* Instructions for the task *
Return the lines below exactly, from the first line to the line that contains "8.2, 8.2, 16];". Leave out pictures.

-=-=-=-=-

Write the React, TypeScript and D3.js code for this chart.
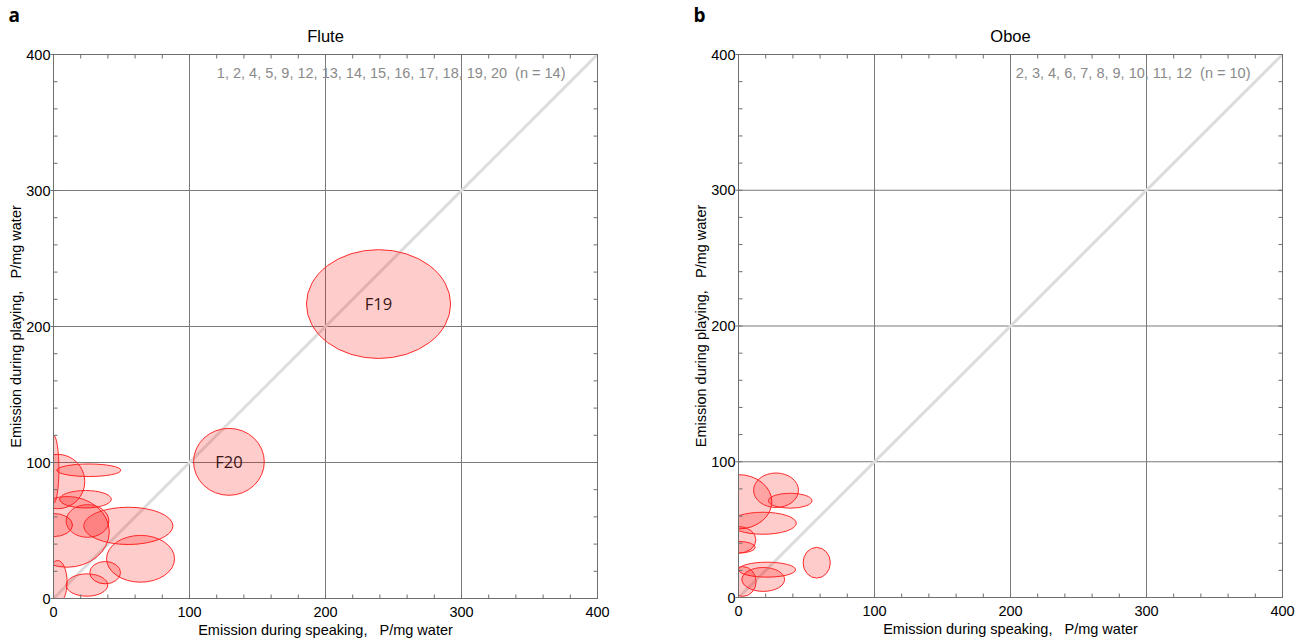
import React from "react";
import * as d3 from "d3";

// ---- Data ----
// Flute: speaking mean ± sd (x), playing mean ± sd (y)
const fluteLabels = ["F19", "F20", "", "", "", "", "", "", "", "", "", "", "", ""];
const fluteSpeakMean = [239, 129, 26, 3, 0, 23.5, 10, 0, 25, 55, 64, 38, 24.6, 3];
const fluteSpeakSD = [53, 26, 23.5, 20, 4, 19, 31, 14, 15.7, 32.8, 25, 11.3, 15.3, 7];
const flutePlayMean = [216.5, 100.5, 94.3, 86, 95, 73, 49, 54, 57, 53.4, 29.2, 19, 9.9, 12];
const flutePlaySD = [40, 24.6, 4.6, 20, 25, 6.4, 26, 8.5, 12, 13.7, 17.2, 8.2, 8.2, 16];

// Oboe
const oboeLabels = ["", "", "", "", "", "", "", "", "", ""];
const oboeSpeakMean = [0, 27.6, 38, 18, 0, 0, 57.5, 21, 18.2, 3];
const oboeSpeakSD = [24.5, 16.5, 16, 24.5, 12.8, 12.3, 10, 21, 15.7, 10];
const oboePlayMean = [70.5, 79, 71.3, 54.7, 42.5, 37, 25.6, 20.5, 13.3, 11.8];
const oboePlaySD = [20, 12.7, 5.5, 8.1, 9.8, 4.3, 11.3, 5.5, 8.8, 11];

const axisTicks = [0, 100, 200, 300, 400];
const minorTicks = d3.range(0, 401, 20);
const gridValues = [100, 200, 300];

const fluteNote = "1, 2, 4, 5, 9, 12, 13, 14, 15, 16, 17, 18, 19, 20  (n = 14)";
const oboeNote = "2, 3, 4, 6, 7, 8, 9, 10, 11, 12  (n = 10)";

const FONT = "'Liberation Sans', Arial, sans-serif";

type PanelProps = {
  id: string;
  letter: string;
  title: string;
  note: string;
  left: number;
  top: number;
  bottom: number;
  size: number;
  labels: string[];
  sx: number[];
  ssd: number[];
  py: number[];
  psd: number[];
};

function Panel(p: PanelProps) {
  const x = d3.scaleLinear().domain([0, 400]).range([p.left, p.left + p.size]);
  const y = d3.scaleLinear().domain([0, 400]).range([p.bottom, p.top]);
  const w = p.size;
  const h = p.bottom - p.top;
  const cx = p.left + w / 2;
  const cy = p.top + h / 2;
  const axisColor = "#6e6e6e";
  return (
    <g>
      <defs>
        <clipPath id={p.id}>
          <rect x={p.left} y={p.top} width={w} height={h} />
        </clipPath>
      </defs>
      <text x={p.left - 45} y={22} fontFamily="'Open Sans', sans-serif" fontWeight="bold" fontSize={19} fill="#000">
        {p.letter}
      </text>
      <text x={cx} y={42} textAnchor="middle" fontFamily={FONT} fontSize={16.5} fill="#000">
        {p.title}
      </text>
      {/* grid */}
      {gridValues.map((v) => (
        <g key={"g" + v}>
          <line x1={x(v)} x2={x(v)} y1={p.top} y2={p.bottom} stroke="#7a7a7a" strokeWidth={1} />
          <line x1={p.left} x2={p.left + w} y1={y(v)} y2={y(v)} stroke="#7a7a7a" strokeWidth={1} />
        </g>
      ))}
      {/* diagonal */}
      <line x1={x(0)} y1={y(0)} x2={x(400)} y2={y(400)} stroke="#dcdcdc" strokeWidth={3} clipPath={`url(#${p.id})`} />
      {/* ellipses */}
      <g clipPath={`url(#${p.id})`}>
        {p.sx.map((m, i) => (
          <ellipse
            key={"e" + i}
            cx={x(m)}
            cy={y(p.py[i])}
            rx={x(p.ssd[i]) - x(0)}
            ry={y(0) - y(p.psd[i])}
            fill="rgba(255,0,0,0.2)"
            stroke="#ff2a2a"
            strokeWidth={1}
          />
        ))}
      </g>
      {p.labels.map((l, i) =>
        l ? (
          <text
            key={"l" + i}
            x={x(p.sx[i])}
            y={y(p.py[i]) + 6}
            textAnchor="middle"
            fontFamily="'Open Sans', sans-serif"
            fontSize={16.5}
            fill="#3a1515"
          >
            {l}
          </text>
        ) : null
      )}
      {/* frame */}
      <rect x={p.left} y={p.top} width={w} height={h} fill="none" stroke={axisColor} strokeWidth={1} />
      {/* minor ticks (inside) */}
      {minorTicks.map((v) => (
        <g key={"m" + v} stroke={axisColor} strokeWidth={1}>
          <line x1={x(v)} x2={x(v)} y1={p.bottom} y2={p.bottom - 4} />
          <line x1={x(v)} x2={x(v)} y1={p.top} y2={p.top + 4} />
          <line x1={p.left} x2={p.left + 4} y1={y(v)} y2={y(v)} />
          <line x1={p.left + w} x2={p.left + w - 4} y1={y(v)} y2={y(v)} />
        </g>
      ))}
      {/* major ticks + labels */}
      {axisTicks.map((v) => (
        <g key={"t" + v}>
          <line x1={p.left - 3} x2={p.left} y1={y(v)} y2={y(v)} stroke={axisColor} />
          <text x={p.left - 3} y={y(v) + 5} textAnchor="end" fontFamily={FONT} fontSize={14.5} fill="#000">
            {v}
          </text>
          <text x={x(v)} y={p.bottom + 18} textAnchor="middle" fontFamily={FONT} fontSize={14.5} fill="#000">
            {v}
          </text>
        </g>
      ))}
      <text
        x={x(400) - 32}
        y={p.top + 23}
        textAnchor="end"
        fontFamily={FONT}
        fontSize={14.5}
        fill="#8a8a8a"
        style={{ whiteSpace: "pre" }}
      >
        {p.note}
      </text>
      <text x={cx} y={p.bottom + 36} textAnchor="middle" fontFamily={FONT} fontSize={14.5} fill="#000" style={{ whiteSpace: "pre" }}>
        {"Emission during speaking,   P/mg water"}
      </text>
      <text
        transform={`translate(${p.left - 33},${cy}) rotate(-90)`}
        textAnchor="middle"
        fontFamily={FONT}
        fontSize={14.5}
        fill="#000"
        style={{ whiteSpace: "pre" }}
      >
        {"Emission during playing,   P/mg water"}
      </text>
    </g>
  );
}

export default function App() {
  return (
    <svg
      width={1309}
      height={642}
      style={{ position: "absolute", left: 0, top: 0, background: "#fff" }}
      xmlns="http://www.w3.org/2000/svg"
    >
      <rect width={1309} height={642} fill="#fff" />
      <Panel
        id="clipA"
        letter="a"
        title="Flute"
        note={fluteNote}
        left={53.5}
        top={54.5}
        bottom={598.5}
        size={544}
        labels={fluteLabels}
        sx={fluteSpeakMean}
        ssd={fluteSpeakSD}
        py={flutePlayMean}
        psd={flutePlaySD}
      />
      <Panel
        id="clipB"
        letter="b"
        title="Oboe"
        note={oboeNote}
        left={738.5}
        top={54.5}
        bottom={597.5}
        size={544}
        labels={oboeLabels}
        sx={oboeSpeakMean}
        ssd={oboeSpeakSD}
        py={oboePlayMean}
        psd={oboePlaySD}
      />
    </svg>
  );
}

-=-=-=-=-

* The output *
Write the React, TypeScript and D3.js code for this chart.
import React from "react";
import * as d3 from "d3";

// ---- Data ----
// Flute: speaking mean ± sd (x), playing mean ± sd (y)
const fluteLabels = ["F19", "F20", "", "", "", "", "", "", "", "", "", "", "", ""];
const fluteSpeakMean = [239, 129, 26, 3, 0, 23.5, 10, 0, 25, 55, 64, 38, 24.6, 3];
const fluteSpeakSD = [53, 26, 23.5, 20, 4, 19, 31, 14, 15.7, 32.8, 25, 11.3, 15.3, 7];
const flutePlayMean = [216.5, 100.5, 94.3, 86, 95, 73, 49, 54, 57, 53.4, 29.2, 19, 9.9, 12];
const flutePlaySD = [40, 24.6, 4.6, 20, 25, 6.4, 26, 8.5, 12, 13.7, 17.2, 8.2, 8.2, 16];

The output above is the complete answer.